"Your margin is my opportunity." — Jeff Bezos
In the golden age of SaaS (2010-2020), we fell for the myth of meritocracy. We believed that the best product would win. If you built a better chat app (Slack), you'd beat the mediocre one (Teams). If you built a better video tool (Zoom), you'd beat Google Meet.
We were wrong. We forgot that we don't live in a free market. We live in digital feudalism.
The Serf Era (Unbundling)
For twenty years, the playbook was unbundling. Startups were like creative yeoman farmers. Salesforce took a chunk out of Excel for sales. Asana did the same for tasks. They worked their small plots of land, building specialized tools that were much better than the generic junk the big incumbents offered.
The Landlord Era (Re-Bundling)
Then the landlords woke up. Microsoft, Google, and Apple realized they owned the dirt (the OS, the cloud, and the identity provider). They stopped trying to out-innovate startups. Instead, they focused on aggregation.
The Slack vs. Teams Massacre
Slack was a better product. Everyone knew it. It had better design, a better API, and users loved it. But Microsoft didn't need to be better. They just needed to be free. They bundled Teams into Office 365. A CFO isn't going to approve $15 a month per user for Slack when Teams is already paid for.
Microsoft proved that distribution is a stronger moat than code. Slack had to sell to Salesforce. The independent farmer became a tenant of a different lord.
Gravity is the Only Moat
In a feudal system, building a cool feature isn't a moat. A competitor can copy your code in a week. Feature velocity is rent, not equity.
The only real moats left are the ones the landlords can't easily kill with a software update:
- Data Gravity: Salesforce wins because moving ten years of customer data is too painful to think about.
- Workflow Integration: Getting embedded in the user's daily habits.

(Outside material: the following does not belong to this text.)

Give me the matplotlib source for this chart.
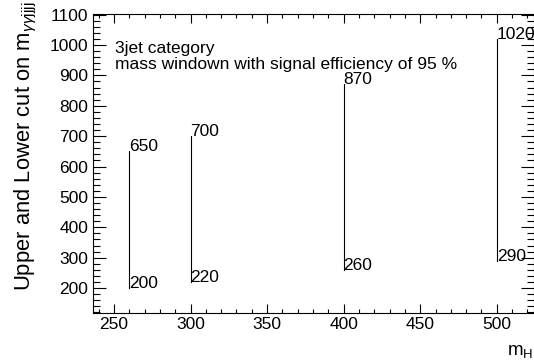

- Network Effects: Everyone is already on your platform.
Conclusion: Sovereignty
For founders, the lesson is simple. Stop obsessing over your secret sauce. Your code is a commodity. You're building on rented land. The only way to win is to build sovereignty. You have to own your relationship with the customer so deeply that not even a landlord with a bundled package can evict you.